Menu Close

Silicon Valley Bank: bagaimana kenaikan suku bunga memicu keruntuhannya dan apa yang harus dilakukan bank-bank sentral

Logo Silicon Valley Bank
Mungkinkah muncul risiko sistemik dari ambruknya Silicon Valley Bank? mariia shalabaieva/unsplash, CC BY

Mantan Perdana Menteri Inggris Harold Wilson terkenal dengan ucapannya tentang bagaimana dalam politik, satu minggu adalah periode yang panjang. Namun di dunia keuangan, tampaknya semuanya bisa berubah hanya dalam dua hari saja.

Hanya selang 48 jam setelah Silicon Valley Bank (SVB), mengumumkan pada 8 Maret bahwa bank komersial asal Amerika Serikat (AS) tersebut tengah mencari pendanaan sebesar US$ 2,5 miliar (Rp 38,43 triliun) untuk menutup lubang di neraca keuangannya, Federal Deposit Insurance Corporation (selaku badan regulator) mengumumkan bahwa bank tersebut bangkrut.

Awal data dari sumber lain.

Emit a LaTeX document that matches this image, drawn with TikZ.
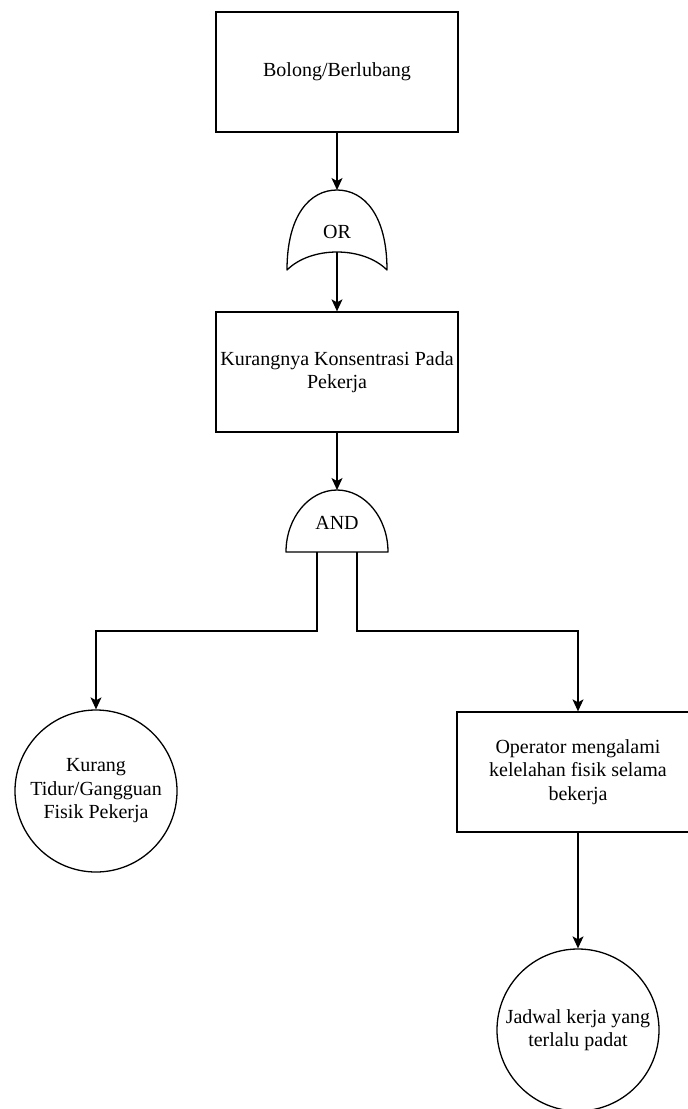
\documentclass[tikz,border=0pt]{standalone}
\usepackage{fontspec}
\setmainfont{Liberation Serif}
\usetikzlibrary{arrows.meta}
\tikzset{
  eventbox/.style={draw,line width=1.3pt,minimum width=242pt,minimum height=120pt,inner sep=0pt,align=center,font=\fontsize{20}{23.5}\selectfont},
  basiccirc/.style={draw,circle,line width=1.3pt,minimum size=162pt,inner sep=0pt,align=center,font=\fontsize{20}{23.5}\selectfont},
  gatelabel/.style={inner sep=0pt,font=\fontsize{20}{23.5}\selectfont},
  gate/.style={line width=1.3pt,line join=round},
  link/.style={line width=1.3pt,-{Stealth[length=12pt,width=11pt,inset=3pt]}},
}
\begin{document}
\begin{tikzpicture}[x=1pt,y=-1pt]
\useasboundingbox (0,0) rectangle (688,1109);
\node[eventbox](top)at(337,72){Bolong/Berlubang};
\node[eventbox](konsentrasi)at(337,372){Kurangnya Konsentrasi Pada\\Pekerja};
\node[basiccirc](tidur)at(96,791){Kurang\\Tidur/Gangguan\\Fisik Pekerja};
\node[eventbox](lelah)at(578,772){Operator mengalami\\kelelahan fisik selama\\bekerja};
\node[basiccirc](jadwal)at(578,1030){Jadwal kerja yang\\terlalu padat};
% OR gate
\begin{scope}[shift={(337,190)}]
\draw[gate](-50,80) .. controls (-50,25) and (-27,0) .. (0,0) .. controls (27,0) and (50,25) .. (50,80) .. controls (26,56) and (-26,56) .. (-50,80)--cycle;
\coordinate(ortop)at(0,0);
\coordinate(orbot)at(0,62);
\node[gatelabel](or)at(0,42){OR};
\end{scope}
% AND gate
\begin{scope}[shift={(337,490)}]
\draw[gate](-51,62) .. controls (-51,28) and (-28,0) .. (0,0) .. controls (28,0) and (51,28) .. (51,62)--cycle;
\coordinate(andtop)at(0,0);
\coordinate(andL)at(-20,62);
\coordinate(andR)at(20,62);
\node[gatelabel](and)at(0,33){AND};
\end{scope}
\draw[link](top)--(ortop);
\draw[link](orbot)--(konsentrasi);
\draw[link](konsentrasi)--(andtop);
\draw[link](andL)--++(0,79)-|(tidur);
\draw[link](andR)--++(0,79)-|(lelah);
\draw[link](lelah)--(jadwal);
\end{tikzpicture}
\end{document}
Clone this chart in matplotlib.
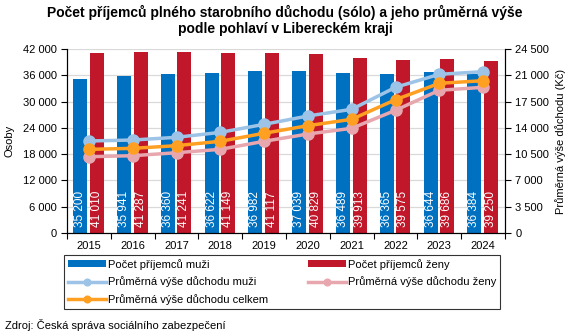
import numpy as np
import matplotlib.pyplot as plt
from matplotlib.ticker import FuncFormatter

plt.rcParams['font.family'] = ['Liberation Sans', 'DejaVu Sans']

roky = ['2015', '2016', '2017', '2018', '2019', '2020', '2021', '2022', '2023', '2024']
prijemci_muzi = [35200, 35941, 36360, 36622, 36982, 37039, 36489, 36365, 36644, 36384]
prijemci_zeny = [41010, 41287, 41241, 41149, 41117, 40829, 39913, 39575, 39686, 39250]
vyse_muzi = [12250, 12380, 12740, 13400, 14470, 15580, 16470, 19400, 21130, 21480]
vyse_zeny = [10160, 10290, 10690, 11140, 12210, 13180, 13940, 16340, 19000, 19400]
vyse_celkem = [11140, 11270, 11630, 12210, 13280, 14290, 15140, 17750, 19930, 20280]

c_muzi = '#0070C0'
c_zeny = '#C0182A'
c_vmuzi = '#9DC3E6'
c_vzeny = '#E8A7AE'
c_vcelkem = '#FFA023'

def tis(v, pos=None):
    return '{:,}'.format(int(v)).replace(',', ' ')

fig = plt.figure(figsize=(5.7, 3.36), dpi=100)
ax = fig.add_axes([67/570, 1-233/336, (505-67)/570, (233-49)/336])
ax2 = ax.twinx()

x = np.arange(len(roky))
w = 0.32
b1 = ax.bar(x - 0.2, prijemci_muzi, w, color=c_muzi, zorder=2)
b2 = ax.bar(x + 0.18, prijemci_zeny, w, color=c_zeny, zorder=2)
for xi, v in zip(x, prijemci_muzi):
    ax.text(xi - 0.2, 1300, tis(v), rotation=90, color='white', ha='center', va='bottom', fontsize=8.5, zorder=3)
for xi, v in zip(x, prijemci_zeny):
    ax.text(xi + 0.18, 1300, tis(v), rotation=90, color='white', ha='center', va='bottom', fontsize=8.5, zorder=3)

ax.set_ylim(0, 42000)
ax.set_yticks(np.arange(0, 42001, 6000))
ax.yaxis.set_major_formatter(FuncFormatter(tis))
ax.set_xlim(-0.5, len(roky) - 0.5)
ax.set_xticks(x)
ax.set_xticklabels(roky)
ax.set_xticks(np.arange(-0.5, len(roky), 1), minor=True)
ax.tick_params(axis='x', which='major', length=0, pad=6, labelsize=8)
ax.tick_params(axis='x', which='minor', length=4, width=0.8)
ax.tick_params(axis='y', labelsize=8, length=4, width=0.8)
ax.grid(axis='y', color='#D9D9D9', linewidth=0.9, zorder=0)
ax.set_axisbelow(True)
ax.set_ylabel('Osoby', fontsize=8, labelpad=6)
ax.spines['top'].set_visible(False)

l1, = ax2.plot(x, vyse_muzi, color=c_vmuzi, lw=2.5, marker='o', ms=8, zorder=4)
l2, = ax2.plot(x, vyse_zeny, color=c_vzeny, lw=2.5, marker='o', ms=8, zorder=4)
l3, = ax2.plot(x, vyse_celkem, color=c_vcelkem, lw=2.5, marker='o', ms=8, zorder=5)
ax2.set_ylim(0, 24500)
ax2.set_yticks(np.arange(0, 24501, 3500))
ax2.yaxis.set_major_formatter(FuncFormatter(tis))
ax2.tick_params(axis='y', labelsize=8, length=4, width=0.8)
ax2.set_ylabel('Průměrná výše důchodu (Kč)', fontsize=8, labelpad=4)
ax2.spines['top'].set_visible(False)

fig.suptitle('Počet příjemců plného starobního důchodu (sólo) a jeho průměrná výše\npodle pohlaví v Libereckém kraji',
             fontsize=10, fontweight='bold', y=0.985, linespacing=1.15)

leg = fig.legend([b1, l1, l3, b2, l2],
                 ['Počet příjemců muži', 'Průměrná výše důchodu muži', 'Průměrná výše důchodu celkem',
                  'Počet příjemců ženy', 'Průměrná výše důchodu ženy'],
                 ncol=2, loc='upper left', bbox_to_anchor=(64/570, 1-255/336), fontsize=8,
                 frameon=True, fancybox=False, edgecolor='black', handlelength=3.4,
                 handleheight=0.6, labelspacing=0.6, columnspacing=3.6, borderpad=0.35,
                 handletextpad=0.2, markerscale=0.6, borderaxespad=0)
leg.get_frame().set_linewidth(0.8)

fig.text(5/570, 1-325/336, 'Zdroj: Česká správa sociálního zabezpečení', fontsize=8, va='center')

fig.savefig('out.png', dpi=100)
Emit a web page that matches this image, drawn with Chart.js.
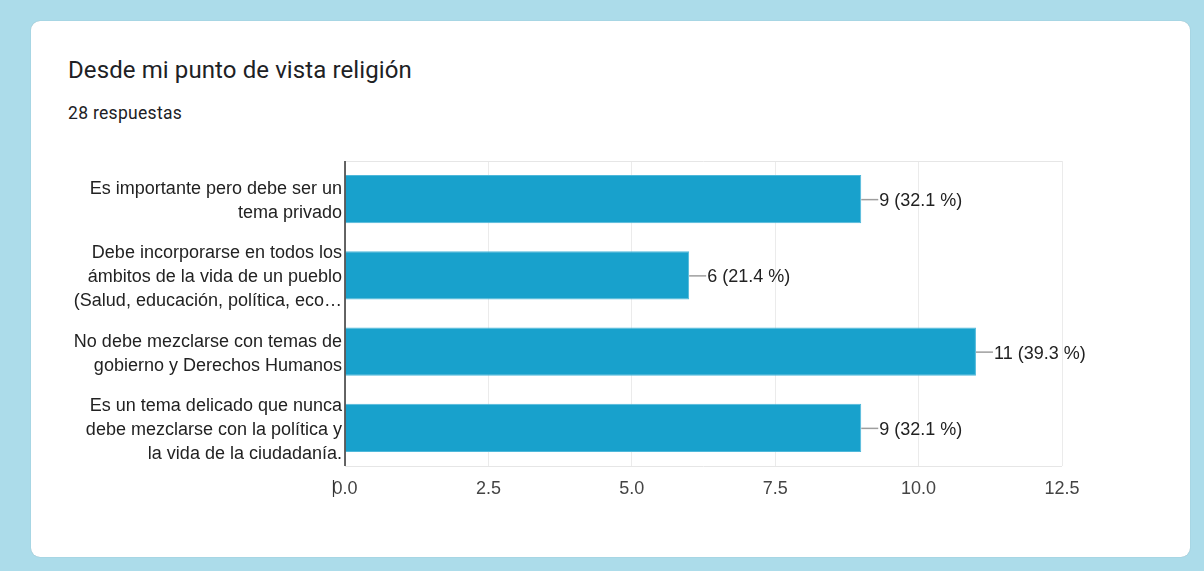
<!DOCTYPE html>
<html><head><meta charset="utf-8">
<script src="https://cdn.jsdelivr.net/npm/chart.js@4"></script>
<style>
html,body{margin:0;padding:0;width:1204px;height:571px;overflow:hidden;background:#acdcea;}
#card{position:absolute;left:31px;top:21px;width:1159px;height:536px;background:#fff;border-radius:9px;box-shadow:0 0 1px rgba(0,0,0,0.25);}
#title{position:absolute;left:68px;top:56px;font-family:Roboto,"Open Sans",sans-serif;font-size:24px;color:#202124;letter-spacing:0.1px;white-space:nowrap;}
#sub{position:absolute;left:68px;top:103px;font-family:Roboto,sans-serif;font-size:17.5px;color:#202124;letter-spacing:0.3px;white-space:nowrap;}
#wrap{position:absolute;left:0;top:0;width:1204px;height:571px;}
</style></head>
<body>
<div id="card"></div>
<div id="title">Desde mi punto de vista religión</div>
<div id="sub">28 respuestas</div>
<div id="wrap"><canvas id="c"></canvas></div>
<script>
const categories = [
  ["Es importante pero debe ser un", "tema privado"],
  ["Debe incorporarse en todos los", "ámbitos de la vida de un pueblo", "(Salud, educación, política, eco…"],
  ["No debe mezclarse con temas de", "gobierno y Derechos Humanos"],
  ["Es un tema delicado que nunca", "debe mezclarse con la política y", "la vida de la ciudadanía."]
];
const counts = [9, 6, 11, 9];
const percents = ["32.1", "21.4", "39.3", "32.1"];
const xTicks = [0, 2.5, 5, 7.5, 10, 12.5];

const FONT = '"Liberation Sans", Arial, sans-serif';

const labelPlugin = {
  id: 'leaderLabels',
  afterDatasetsDraw(chart) {
    const ctx = chart.ctx;
    const meta = chart.getDatasetMeta(0);
    ctx.save();
    meta.data.forEach((bar, i) => {
      const x = bar.x, y = bar.y;
      ctx.strokeStyle = '#9e9e9e';
      ctx.lineWidth = 1.5;
      ctx.beginPath();
      ctx.moveTo(x, y + 0.5);
      ctx.lineTo(x + 17, y + 0.5);
      ctx.stroke();
      ctx.fillStyle = '#222';
      ctx.font = '18px ' + FONT;
      ctx.textBaseline = 'middle';
      ctx.textAlign = 'left';
      ctx.fillText(counts[i] + ' (' + percents[i] + ' %)', x + 18, y + 2);
    });
    const a = chart.chartArea;
    ctx.strokeStyle = '#e6e6e6';
    ctx.lineWidth = 1;
    ctx.beginPath();
    ctx.moveTo(a.left, a.top + 0.5); ctx.lineTo(a.right, a.top + 0.5);
    ctx.moveTo(a.left, a.bottom + 0.5); ctx.lineTo(a.right, a.bottom + 0.5);
    ctx.stroke();
    ctx.strokeStyle = '#333';
    ctx.lineWidth = 1.5;
    ctx.beginPath();
    ctx.moveTo(a.left, a.top); ctx.lineTo(a.left, a.bottom);
    ctx.stroke();
    ctx.lineWidth = 1.2;
    ctx.beginPath();
    ctx.moveTo(a.left - 11.5, a.bottom + 14); ctx.lineTo(a.left - 11.5, a.bottom + 31);
    ctx.stroke();
    ctx.restore();
  }
};

new Chart(document.getElementById('c'), {
  type: 'bar',
  data: {
    labels: categories,
    datasets: [{
      data: counts,
      backgroundColor: '#18a1cc',
      borderColor: '#4fb8da',
      borderWidth: 1,
      borderSkipped: 'left',
      barPercentage: 0.635,
      categoryPercentage: 1
    }]
  },
  options: {
    indexAxis: 'y',
    responsive: true,
    maintainAspectRatio: false,
    animation: false,
    layout: { padding: { left: 0, top: 161, right: 142, bottom: 65 } },
    plugins: { legend: { display: false }, tooltip: { enabled: false } },
    scales: {
      x: {
        min: 0, max: 12.5,
        afterBuildTicks: (s) => { s.ticks = xTicks.map(v => ({ value: v })); },
        afterFit: (s) => { s.height = 40; },
        grid: { color: '#ebebeb', drawTicks: false, lineWidth: 1 },
        border: { display: false },
        ticks: {
          padding: 12,
          color: '#444',
          font: { family: FONT, size: 18 },
          callback: (v) => Number(v).toFixed(1)
        }
      },
      y: {
        afterFit: (s) => { s.width = 345; },
        grid: { display: false, drawTicks: false },
        border: { display: false },
        ticks: {
          padding: 3,
          labelOffset: 2,
          color: '#222',
          font: { family: FONT, size: 18, lineHeight: 1.33 }
        }
      }
    }
  },
  plugins: [labelPlugin]
});
</script>
</body></html>
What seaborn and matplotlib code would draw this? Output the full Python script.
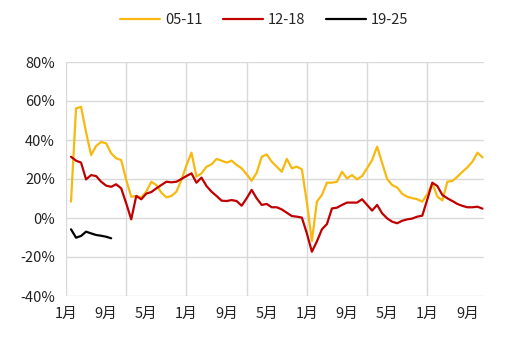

Pada masa jayanya pada 2021, SVB memiliki valuasi sebesar US$ 44 miliar dan mengelola aset hingga US$ 200 miliar. Seminggu sebelumnya, SVB masih menjadi lembaga penerima simpanan terbesar ke-16 di AS. Dalam sekejap, SVB mencetak rekor sebagai kegagalan perbankan terbesar kedua sepanjang sejarah negara tersebut, setelah ambruknya institusi keuangan Washington Mutual pada krisis finansial global 2008.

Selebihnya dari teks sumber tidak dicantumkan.